Exercise>
Go through the data below and copy it exactly, skipping every picture.

Data extract>
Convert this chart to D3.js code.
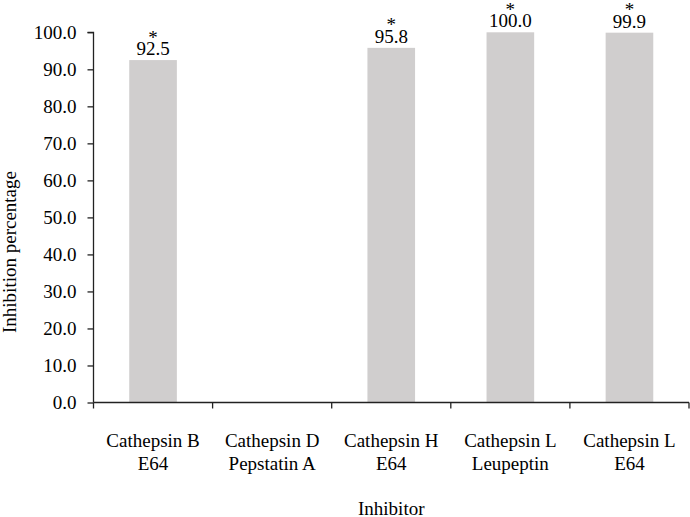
<!DOCTYPE html>
<html>
<head>
<meta charset="utf-8">
<script src="https://cdn.jsdelivr.net/npm/d3@7"></script>
<style>
  html, body { margin: 0; padding: 0; background: #fff; }
  svg { display: block; }
  text { font-family: "Liberation Serif", "Times New Roman", serif; fill: #000; }
</style>
</head>
<body>
<svg id="chart" width="690" height="517"></svg>
<script>
const categoryLine1 = ["Cathepsin B", "Cathepsin D", "Cathepsin H", "Cathepsin L", "Cathepsin L"];
const categoryLine2 = ["E64", "Pepstatin A", "E64", "Leupeptin", "E64"];
const values = [92.5, 0, 95.8, 100.0, 99.9];
const significance = ["*", "", "*", "*", "*"];
const yTicks = [0, 10, 20, 30, 40, 50, 60, 70, 80, 90, 100];
const xTitle = "Inhibitor";
const yTitle = "Inhibition percentage";

(function () {
const svg = d3.select("#chart");
const mLeft = 93.5, mRight = 689, mTop = 32.3, mBottom = 402.5;
const fs = 19;
const idx = categoryLine1.map((d, i) => i);

const x = d3.scaleBand().domain(idx).range([mLeft, mRight]).padding(0);
const y = d3.scaleLinear().domain([0, 100]).range([mBottom, mTop]);
const barW = x.bandwidth() * 0.4;

// bars
svg.append("g").selectAll("rect")
  .data(idx.filter(i => values[i] > 0))
  .join("rect")
  .attr("x", i => x(i) + x.bandwidth() / 2 - barW / 2)
  .attr("width", barW)
  .attr("y", i => y(values[i]))
  .attr("height", i => y(0) - y(values[i]))
  .attr("fill", "#d0cece");

// y axis
const yAxis = d3.axisLeft(y).tickValues(yTicks).tickFormat(d3.format(".1f")).tickSize(6).tickPadding(11);
const gy = svg.append("g").attr("transform", `translate(${mLeft},0)`).call(yAxis);
gy.attr("font-family", null);
gy.select(".domain").attr("stroke", "#222").attr("stroke-width", 1.3).attr("d", `M-6,${mTop}H0V${mBottom}`);
gy.selectAll(".tick line").attr("stroke", "#222").attr("stroke-width", 1.3);
gy.selectAll(".tick text").attr("font-size", fs).attr("fill", "#000");

// x axis line
svg.append("line").attr("x1", mLeft).attr("x2", mRight).attr("y1", mBottom).attr("y2", mBottom)
  .attr("stroke", "#222").attr("stroke-width", 1.3);
// boundary ticks
const bounds = idx.map(i => x(i)).concat([x(idx[idx.length - 1]) + x.bandwidth()]);
svg.append("g").selectAll("line").data(bounds).join("line")
  .attr("x1", d => d).attr("x2", d => d).attr("y1", mBottom).attr("y2", mBottom + 6)
  .attr("stroke", "#222").attr("stroke-width", 1.3);

// category labels
const cl = svg.append("g").selectAll("text").data(idx).join("text")
  .attr("text-anchor", "middle")
  .attr("font-size", fs)
  .attr("x", i => x(i) + x.bandwidth() / 2);
cl.append("tspan").attr("x", i => x(i) + x.bandwidth() / 2).attr("y", 446.5).text(i => categoryLine1[i]);
cl.append("tspan").attr("x", i => x(i) + x.bandwidth() / 2).attr("y", 469.5).text(i => categoryLine2[i]);

// value labels (star + value in one text)
const vl = svg.append("g").selectAll("text").data(idx.filter(i => values[i] > 0)).join("text")
  .attr("text-anchor", "middle").attr("font-size", fs);
vl.append("tspan")
  .attr("x", i => x(i) + x.bandwidth() / 2)
  .attr("y", i => y(values[i]) - 5 - 11.5)
  .text(i => significance[i]);
vl.append("tspan")
  .attr("x", i => x(i) + x.bandwidth() / 2)
  .attr("y", i => y(values[i]) - 5)
  .text(i => values[i].toFixed(1));

// axis titles
svg.append("text").attr("text-anchor", "middle").attr("font-size", fs)
  .attr("x", (mLeft + mRight) / 2).attr("y", 514.5).text(xTitle);
svg.append("text").attr("text-anchor", "middle").attr("font-size", fs)
  .attr("transform", "translate(15.5,252) rotate(-90)").text(yTitle);
})();
</script>
</body>
</html>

The completed task>
Convert this chart to D3.js code.
<!DOCTYPE html>
<html>
<head>
<meta charset="utf-8">
<script src="https://cdn.jsdelivr.net/npm/d3@7"></script>
<style>
  html, body { margin: 0; padding: 0; background: #fff; }
  svg { display: block; }
  text { font-family: "Liberation Serif", "Times New Roman", serif; fill: #000; }
</style>
</head>
<body>
<svg id="chart" width="690" height="517"></svg>
<script>
const categoryLine1 = ["Cathepsin B", "Cathepsin D", "Cathepsin H", "Cathepsin L", "Cathepsin L"];
const categoryLine2 = ["E64", "Pepstatin A", "E64", "Leupeptin", "E64"];
const values = [92.5, 0, 95.8, 100.0, 99.9];
const significance = ["*", "", "*", "*", "*"];
const yTicks = [0, 10, 20, 30, 40, 50, 60, 70, 80, 90, 100];
const xTitle = "Inhibitor";
const yTitle = "Inhibition percentage";

(function () {
const svg = d3.select("#chart");
const mLeft = 93.5, mRight = 689, mTop = 32.3, mBottom = 402.5;
const fs = 19;
const idx = categoryLine1.map((d, i) => i);

const x = d3.scaleBand().domain(idx).range([mLeft, mRight]).padding(0);
const y = d3.scaleLinear().domain([0, 100]).range([mBottom, mTop]);
const barW = x.bandwidth() * 0.4;

// bars
svg.append("g").selectAll("rect")
  .data(idx.filter(i => values[i] > 0))
  .join("rect")
  .attr("x", i => x(i) + x.bandwidth() / 2 - barW / 2)
  .attr("width", barW)
  .attr("y", i => y(values[i]))
  .attr("height", i => y(0) - y(values[i]))
  .attr("fill", "#d0cece");

// y axis
const yAxis = d3.axisLeft(y).tickValues(yTicks).tickFormat(d3.format(".1f")).tickSize(6).tickPadding(11);
const gy = svg.append("g").attr("transform", `translate(${mLeft},0)`).call(yAxis);
gy.attr("font-family", null);
gy.select(".domain").attr("stroke", "#222").attr("stroke-width", 1.3).attr("d", `M-6,${mTop}H0V${mBottom}`);
gy.selectAll(".tick line").attr("stroke", "#222").attr("stroke-width", 1.3);
gy.selectAll(".tick text").attr("font-size", fs).attr("fill", "#000");

// x axis line
svg.append("line").attr("x1", mLeft).attr("x2", mRight).attr("y1", mBottom).attr("y2", mBottom)
  .attr("stroke", "#222").attr("stroke-width", 1.3);
// boundary ticks
const bounds = idx.map(i => x(i)).concat([x(idx[idx.length - 1]) + x.bandwidth()]);
svg.append("g").selectAll("line").data(bounds).join("line")
  .attr("x1", d => d).attr("x2", d => d).attr("y1", mBottom).attr("y2", mBottom + 6)
  .attr("stroke", "#222").attr("stroke-width", 1.3);

// category labels
const cl = svg.append("g").selectAll("text").data(idx).join("text")
  .attr("text-anchor", "middle")
  .attr("font-size", fs)
  .attr("x", i => x(i) + x.bandwidth() / 2);
cl.append("tspan").attr("x", i => x(i) + x.bandwidth() / 2).attr("y", 446.5).text(i => categoryLine1[i]);
cl.append("tspan").attr("x", i => x(i) + x.bandwidth() / 2).attr("y", 469.5).text(i => categoryLine2[i]);

// value labels (star + value in one text)
const vl = svg.append("g").selectAll("text").data(idx.filter(i => values[i] > 0)).join("text")
  .attr("text-anchor", "middle").attr("font-size", fs);
vl.append("tspan")
  .attr("x", i => x(i) + x.bandwidth() / 2)
  .attr("y", i => y(values[i]) - 5 - 11.5)
  .text(i => significance[i]);
vl.append("tspan")
  .attr("x", i => x(i) + x.bandwidth() / 2)
  .attr("y", i => y(values[i]) - 5)
  .text(i => values[i].toFixed(1));

// axis titles
svg.append("text").attr("text-anchor", "middle").attr("font-size", fs)
  .attr("x", (mLeft + mRight) / 2).attr("y", 514.5).text(xTitle);
svg.append("text").attr("text-anchor", "middle").attr("font-size", fs)
  .attr("transform", "translate(15.5,252) rotate(-90)").text(yTitle);
})();
</script>
</body>
</html>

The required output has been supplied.